▶ _Exercise description_
Omit all pictures and transcribe only the lines in the entries below that run from the line with "Write the React, TypeScript" through the line with "import * as".

▶ _Material_

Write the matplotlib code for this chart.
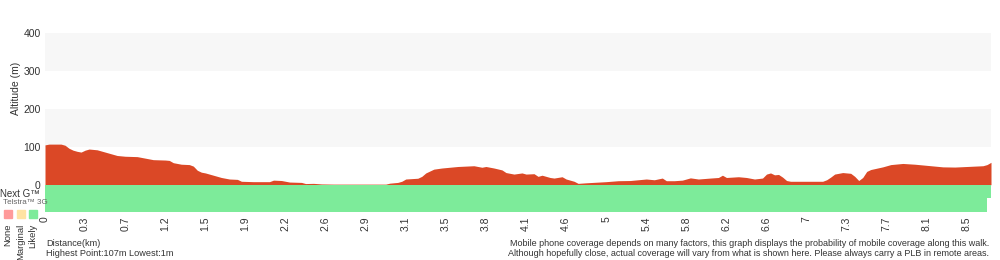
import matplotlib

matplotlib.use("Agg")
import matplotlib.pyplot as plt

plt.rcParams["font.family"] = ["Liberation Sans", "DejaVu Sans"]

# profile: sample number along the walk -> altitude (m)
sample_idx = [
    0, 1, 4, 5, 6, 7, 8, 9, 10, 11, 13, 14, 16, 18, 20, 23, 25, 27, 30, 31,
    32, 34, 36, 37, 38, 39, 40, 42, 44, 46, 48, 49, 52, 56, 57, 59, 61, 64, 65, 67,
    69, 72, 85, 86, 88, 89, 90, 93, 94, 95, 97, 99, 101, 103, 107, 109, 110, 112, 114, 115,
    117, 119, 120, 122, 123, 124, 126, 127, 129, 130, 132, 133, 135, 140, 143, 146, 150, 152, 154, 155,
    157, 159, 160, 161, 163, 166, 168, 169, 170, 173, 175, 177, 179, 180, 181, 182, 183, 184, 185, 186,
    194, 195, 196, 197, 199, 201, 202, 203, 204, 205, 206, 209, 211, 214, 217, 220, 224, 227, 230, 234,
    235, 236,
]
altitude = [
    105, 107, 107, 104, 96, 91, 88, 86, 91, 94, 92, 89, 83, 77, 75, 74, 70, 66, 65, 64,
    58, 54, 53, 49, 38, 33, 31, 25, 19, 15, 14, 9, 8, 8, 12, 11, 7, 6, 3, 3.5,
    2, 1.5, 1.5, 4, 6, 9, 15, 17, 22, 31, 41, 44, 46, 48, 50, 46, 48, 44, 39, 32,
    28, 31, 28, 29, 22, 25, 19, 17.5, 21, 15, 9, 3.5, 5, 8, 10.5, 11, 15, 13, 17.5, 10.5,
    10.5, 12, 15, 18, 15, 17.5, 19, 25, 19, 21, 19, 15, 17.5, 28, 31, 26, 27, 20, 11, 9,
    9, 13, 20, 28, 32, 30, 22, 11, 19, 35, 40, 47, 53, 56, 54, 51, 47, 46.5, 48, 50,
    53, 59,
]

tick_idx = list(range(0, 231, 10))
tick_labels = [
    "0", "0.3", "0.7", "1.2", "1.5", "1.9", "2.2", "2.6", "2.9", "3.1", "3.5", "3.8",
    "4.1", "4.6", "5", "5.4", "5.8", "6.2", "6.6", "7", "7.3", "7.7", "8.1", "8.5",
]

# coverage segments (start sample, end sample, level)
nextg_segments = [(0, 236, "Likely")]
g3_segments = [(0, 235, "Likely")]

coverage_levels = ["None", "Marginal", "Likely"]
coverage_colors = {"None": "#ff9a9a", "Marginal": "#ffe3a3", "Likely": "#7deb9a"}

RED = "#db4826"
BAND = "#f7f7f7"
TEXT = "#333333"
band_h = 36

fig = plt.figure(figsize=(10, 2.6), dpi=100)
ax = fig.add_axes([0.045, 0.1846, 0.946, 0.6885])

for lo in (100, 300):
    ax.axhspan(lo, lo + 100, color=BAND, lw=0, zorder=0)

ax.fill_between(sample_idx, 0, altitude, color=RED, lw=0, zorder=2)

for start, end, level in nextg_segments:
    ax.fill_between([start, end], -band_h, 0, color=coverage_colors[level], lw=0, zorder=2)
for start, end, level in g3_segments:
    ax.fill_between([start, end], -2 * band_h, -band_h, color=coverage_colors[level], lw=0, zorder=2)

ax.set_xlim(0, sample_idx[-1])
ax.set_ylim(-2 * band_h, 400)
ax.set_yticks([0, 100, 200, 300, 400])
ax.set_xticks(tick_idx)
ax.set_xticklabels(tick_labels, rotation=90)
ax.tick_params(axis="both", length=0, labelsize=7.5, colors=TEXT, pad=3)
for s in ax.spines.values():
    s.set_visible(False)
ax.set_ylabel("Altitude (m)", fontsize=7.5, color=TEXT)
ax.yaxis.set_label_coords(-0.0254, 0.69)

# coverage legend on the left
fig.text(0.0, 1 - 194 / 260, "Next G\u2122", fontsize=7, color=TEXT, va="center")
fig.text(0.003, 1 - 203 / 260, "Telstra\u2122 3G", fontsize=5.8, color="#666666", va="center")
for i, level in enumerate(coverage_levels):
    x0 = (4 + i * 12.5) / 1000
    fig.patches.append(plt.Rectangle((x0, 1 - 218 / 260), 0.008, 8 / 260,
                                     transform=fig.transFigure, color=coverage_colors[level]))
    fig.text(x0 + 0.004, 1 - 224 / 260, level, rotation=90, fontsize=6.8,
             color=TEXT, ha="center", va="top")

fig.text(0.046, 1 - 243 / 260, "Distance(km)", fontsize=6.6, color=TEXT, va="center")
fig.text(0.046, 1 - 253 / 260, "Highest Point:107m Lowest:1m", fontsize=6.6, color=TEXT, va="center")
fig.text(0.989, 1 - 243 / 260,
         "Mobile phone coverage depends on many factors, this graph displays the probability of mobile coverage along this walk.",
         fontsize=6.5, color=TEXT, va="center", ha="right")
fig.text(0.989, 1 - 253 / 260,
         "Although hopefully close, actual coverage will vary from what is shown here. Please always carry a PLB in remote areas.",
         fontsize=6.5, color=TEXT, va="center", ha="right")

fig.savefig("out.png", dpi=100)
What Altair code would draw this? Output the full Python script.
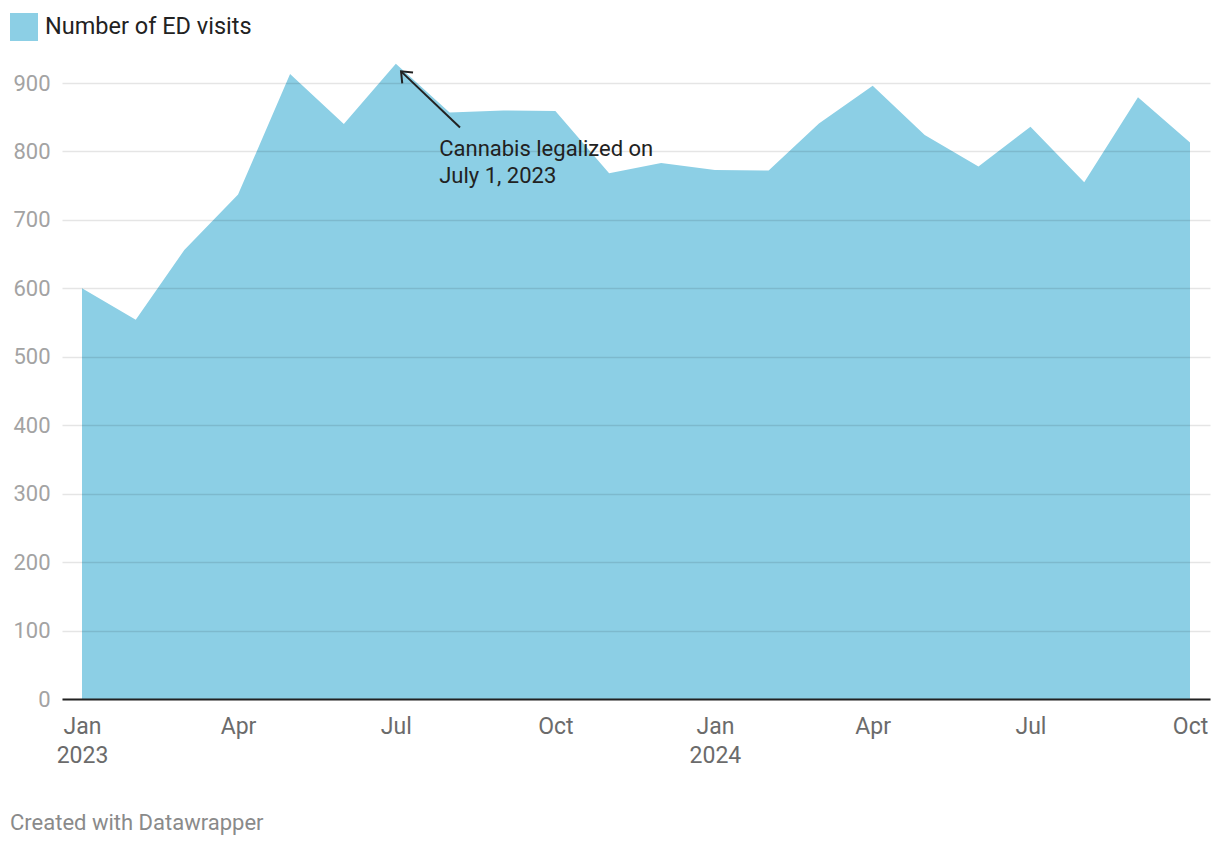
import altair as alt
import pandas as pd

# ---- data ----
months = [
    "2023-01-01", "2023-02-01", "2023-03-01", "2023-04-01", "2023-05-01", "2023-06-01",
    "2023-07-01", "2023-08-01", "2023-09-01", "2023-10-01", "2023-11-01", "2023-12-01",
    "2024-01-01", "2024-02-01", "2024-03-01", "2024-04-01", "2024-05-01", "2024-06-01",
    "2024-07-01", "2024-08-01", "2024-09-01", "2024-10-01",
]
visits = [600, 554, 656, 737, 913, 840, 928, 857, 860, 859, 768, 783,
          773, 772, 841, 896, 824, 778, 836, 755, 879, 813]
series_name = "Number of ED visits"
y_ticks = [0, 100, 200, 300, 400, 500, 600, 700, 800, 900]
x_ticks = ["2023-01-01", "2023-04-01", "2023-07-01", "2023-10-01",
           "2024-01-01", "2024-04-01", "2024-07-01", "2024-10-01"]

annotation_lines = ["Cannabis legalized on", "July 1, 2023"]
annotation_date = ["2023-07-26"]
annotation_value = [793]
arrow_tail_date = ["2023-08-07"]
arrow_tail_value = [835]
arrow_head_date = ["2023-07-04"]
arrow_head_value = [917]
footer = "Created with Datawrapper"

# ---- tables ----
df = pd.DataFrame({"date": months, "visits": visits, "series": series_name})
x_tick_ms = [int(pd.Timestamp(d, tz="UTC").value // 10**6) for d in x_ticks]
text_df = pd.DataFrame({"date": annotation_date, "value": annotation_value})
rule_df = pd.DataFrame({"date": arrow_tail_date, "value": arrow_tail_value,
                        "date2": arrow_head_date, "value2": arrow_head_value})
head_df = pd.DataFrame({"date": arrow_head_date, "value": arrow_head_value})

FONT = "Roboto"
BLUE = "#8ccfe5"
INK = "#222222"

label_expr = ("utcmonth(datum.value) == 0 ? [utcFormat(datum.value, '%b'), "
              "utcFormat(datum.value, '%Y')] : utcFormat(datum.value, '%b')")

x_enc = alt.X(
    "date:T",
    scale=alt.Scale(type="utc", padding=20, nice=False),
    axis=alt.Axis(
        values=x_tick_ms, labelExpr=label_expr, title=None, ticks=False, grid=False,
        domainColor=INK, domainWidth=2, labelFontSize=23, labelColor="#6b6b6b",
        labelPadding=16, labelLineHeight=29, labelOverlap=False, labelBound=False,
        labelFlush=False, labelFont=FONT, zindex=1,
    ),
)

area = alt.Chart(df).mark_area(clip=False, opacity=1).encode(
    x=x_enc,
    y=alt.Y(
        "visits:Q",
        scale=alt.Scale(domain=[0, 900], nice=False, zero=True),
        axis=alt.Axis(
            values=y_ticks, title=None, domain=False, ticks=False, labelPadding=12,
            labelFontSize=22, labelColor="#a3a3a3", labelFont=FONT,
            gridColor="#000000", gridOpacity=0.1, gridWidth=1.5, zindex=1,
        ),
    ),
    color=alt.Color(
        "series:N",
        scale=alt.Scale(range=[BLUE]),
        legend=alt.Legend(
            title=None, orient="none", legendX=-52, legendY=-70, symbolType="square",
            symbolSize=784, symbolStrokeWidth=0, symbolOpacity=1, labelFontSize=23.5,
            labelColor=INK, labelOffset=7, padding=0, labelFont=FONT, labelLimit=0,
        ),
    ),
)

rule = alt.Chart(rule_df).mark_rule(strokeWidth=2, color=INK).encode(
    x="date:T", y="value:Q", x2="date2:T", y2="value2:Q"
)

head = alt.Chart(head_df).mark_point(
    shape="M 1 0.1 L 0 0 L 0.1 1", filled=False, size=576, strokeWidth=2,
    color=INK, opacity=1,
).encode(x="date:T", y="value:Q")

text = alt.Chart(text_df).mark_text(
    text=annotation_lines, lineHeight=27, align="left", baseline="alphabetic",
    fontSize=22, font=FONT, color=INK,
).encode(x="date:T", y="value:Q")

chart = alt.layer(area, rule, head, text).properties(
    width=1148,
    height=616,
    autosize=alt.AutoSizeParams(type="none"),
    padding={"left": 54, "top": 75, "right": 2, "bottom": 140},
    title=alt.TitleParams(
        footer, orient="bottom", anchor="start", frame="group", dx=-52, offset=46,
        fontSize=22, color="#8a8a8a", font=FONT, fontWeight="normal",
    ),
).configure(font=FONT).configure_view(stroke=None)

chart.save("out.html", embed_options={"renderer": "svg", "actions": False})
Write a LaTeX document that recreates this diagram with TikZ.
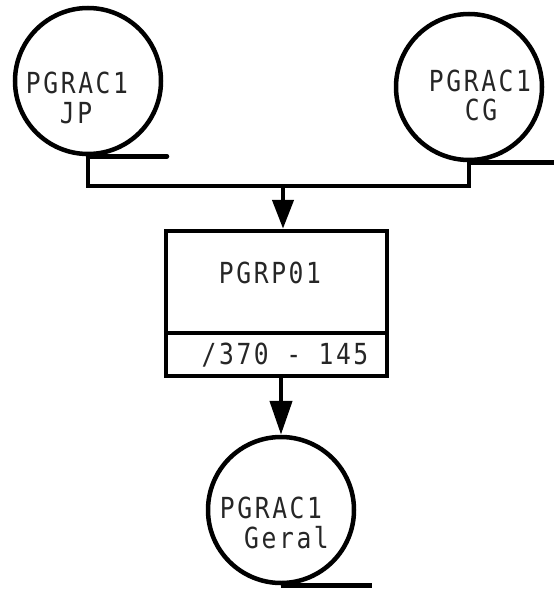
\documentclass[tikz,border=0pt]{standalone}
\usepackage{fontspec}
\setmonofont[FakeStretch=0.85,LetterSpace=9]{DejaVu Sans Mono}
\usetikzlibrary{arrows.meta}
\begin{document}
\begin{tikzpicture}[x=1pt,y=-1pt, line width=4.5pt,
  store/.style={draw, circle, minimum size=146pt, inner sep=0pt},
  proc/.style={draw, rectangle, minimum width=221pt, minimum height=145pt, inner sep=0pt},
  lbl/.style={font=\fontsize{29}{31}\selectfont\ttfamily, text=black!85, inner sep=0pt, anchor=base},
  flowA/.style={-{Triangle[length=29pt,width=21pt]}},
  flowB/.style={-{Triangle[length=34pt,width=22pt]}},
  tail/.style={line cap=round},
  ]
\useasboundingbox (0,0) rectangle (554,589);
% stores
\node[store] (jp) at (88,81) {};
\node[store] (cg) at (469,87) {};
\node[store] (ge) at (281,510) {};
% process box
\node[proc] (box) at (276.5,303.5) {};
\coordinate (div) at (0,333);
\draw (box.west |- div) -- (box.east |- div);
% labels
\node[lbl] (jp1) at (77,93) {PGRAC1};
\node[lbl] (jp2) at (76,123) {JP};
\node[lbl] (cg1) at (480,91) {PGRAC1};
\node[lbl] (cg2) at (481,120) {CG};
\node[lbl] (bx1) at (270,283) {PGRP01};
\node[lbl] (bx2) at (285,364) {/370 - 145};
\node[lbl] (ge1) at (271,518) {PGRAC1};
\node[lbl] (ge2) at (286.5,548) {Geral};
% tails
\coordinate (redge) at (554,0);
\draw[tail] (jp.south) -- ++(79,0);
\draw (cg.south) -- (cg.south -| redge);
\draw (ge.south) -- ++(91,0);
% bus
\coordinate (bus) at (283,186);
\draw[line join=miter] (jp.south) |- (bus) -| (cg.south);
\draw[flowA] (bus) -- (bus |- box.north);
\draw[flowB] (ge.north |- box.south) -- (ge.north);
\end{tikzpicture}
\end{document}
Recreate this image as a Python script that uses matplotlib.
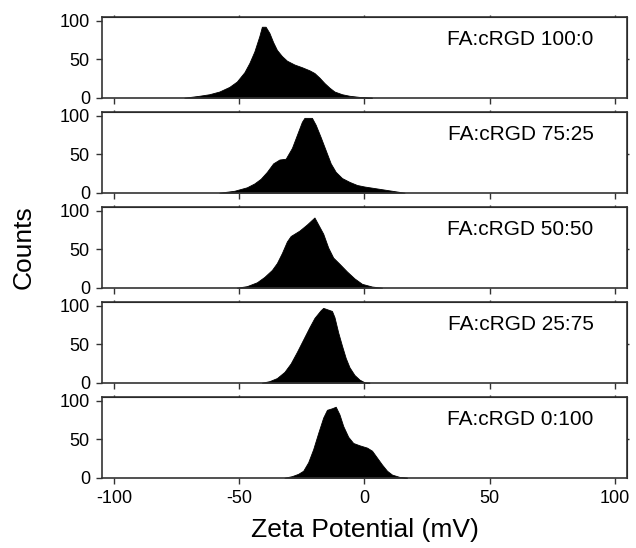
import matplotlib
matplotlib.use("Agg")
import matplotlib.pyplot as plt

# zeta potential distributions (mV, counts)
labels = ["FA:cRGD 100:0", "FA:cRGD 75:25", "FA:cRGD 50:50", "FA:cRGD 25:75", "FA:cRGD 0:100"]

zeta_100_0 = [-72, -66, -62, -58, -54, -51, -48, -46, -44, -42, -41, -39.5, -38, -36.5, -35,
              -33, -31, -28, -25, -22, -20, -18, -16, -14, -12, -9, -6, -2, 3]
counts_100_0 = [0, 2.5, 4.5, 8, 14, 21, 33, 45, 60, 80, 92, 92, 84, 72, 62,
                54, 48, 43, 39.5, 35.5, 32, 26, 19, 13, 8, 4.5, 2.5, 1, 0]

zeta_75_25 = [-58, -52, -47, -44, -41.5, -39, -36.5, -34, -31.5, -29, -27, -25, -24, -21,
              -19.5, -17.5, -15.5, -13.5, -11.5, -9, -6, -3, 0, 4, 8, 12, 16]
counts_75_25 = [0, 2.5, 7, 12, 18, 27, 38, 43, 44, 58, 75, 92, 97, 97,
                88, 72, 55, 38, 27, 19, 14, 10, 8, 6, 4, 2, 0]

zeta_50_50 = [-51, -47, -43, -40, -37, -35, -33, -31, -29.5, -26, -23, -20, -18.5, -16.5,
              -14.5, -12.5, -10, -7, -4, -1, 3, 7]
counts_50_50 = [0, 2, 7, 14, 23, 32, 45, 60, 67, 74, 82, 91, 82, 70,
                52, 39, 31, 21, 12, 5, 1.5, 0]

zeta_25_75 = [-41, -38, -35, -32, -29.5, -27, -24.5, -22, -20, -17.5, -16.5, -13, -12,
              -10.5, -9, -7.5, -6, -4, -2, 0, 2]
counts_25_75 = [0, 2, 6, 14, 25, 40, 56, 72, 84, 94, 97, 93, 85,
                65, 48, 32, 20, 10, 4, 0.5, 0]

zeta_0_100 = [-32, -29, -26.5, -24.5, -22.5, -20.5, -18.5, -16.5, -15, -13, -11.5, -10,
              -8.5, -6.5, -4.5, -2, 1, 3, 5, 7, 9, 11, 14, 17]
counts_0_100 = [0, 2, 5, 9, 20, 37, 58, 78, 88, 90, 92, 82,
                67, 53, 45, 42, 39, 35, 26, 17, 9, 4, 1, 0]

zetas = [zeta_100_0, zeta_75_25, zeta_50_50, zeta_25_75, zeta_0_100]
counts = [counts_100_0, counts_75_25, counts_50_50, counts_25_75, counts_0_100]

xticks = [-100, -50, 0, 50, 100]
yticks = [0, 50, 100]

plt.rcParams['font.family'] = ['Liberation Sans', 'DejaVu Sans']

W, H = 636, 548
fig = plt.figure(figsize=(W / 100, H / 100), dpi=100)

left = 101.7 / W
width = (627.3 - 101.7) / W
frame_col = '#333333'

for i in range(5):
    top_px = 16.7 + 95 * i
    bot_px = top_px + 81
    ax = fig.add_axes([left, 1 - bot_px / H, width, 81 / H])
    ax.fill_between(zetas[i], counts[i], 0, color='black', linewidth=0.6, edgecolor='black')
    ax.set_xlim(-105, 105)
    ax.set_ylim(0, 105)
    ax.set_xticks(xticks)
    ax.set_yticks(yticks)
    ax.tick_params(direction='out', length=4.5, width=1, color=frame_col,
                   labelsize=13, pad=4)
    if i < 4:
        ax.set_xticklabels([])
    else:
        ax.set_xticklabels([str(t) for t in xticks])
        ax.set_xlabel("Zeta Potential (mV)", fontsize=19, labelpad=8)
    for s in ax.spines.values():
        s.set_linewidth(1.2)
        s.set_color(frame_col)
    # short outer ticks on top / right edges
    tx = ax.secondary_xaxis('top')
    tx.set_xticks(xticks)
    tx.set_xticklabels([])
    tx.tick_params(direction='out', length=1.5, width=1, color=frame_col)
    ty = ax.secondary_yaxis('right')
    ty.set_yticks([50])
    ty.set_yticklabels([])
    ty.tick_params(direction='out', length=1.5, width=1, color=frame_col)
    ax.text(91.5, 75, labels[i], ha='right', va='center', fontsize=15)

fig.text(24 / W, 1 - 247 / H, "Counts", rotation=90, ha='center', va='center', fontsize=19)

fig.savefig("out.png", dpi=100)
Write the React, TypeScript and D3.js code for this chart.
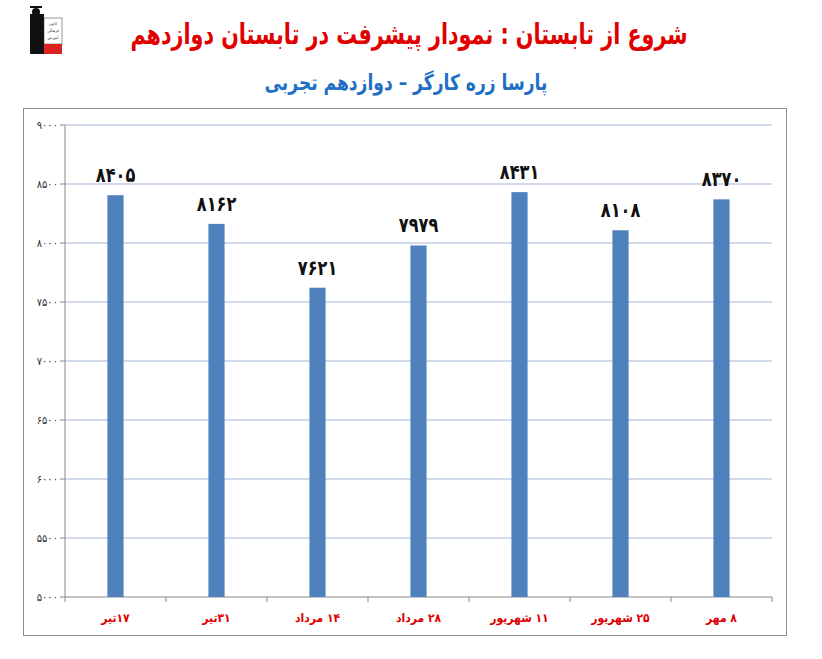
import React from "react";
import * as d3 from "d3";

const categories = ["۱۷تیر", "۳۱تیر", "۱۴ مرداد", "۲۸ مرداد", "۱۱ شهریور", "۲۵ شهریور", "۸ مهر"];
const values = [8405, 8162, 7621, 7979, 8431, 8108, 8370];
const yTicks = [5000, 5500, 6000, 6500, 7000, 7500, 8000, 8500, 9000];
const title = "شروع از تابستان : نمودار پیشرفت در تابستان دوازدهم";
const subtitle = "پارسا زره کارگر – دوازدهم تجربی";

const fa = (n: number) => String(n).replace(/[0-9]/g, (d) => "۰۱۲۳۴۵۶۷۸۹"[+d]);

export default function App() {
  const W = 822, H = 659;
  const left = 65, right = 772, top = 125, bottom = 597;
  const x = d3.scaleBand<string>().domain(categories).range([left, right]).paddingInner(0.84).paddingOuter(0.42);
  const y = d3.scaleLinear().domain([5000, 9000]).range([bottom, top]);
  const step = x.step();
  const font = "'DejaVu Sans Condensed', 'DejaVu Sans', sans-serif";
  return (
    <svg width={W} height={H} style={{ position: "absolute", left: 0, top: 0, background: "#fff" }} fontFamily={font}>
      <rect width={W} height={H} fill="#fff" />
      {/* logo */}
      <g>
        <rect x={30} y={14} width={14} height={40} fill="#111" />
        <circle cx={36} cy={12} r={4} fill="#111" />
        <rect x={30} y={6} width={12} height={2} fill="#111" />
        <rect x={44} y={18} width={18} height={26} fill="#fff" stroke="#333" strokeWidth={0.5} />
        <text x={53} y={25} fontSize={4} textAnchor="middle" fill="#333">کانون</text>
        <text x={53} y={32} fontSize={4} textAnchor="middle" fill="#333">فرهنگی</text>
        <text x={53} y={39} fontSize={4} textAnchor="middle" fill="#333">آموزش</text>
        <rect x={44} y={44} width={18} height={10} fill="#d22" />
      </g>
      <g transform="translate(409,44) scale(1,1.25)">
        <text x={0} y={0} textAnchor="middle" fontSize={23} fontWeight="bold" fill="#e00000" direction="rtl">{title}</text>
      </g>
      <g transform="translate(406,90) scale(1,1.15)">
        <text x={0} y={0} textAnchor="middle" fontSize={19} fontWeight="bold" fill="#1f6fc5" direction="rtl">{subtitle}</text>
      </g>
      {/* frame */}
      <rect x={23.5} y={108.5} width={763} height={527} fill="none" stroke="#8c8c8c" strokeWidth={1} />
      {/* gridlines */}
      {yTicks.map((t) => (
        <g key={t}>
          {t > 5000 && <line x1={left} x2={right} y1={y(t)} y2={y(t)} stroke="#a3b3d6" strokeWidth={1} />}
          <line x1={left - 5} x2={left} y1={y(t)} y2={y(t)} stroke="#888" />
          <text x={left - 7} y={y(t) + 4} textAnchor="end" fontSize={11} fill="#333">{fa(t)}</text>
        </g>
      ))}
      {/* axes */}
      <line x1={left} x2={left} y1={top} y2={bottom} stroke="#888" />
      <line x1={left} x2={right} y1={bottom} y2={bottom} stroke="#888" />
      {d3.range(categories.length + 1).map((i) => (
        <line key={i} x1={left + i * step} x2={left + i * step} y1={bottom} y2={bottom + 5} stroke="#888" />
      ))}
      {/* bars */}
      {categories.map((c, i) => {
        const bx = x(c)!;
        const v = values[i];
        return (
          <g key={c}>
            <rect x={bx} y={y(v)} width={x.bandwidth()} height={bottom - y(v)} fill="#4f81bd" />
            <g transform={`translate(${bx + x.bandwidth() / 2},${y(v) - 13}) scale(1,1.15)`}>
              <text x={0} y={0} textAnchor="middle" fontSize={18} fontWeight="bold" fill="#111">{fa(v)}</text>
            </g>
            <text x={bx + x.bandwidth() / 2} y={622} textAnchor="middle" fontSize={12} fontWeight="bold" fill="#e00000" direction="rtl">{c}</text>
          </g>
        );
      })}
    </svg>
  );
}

▶ _Task solution_
Write the React, TypeScript and D3.js code for this chart.
import React from "react";
import * as d3 from "d3";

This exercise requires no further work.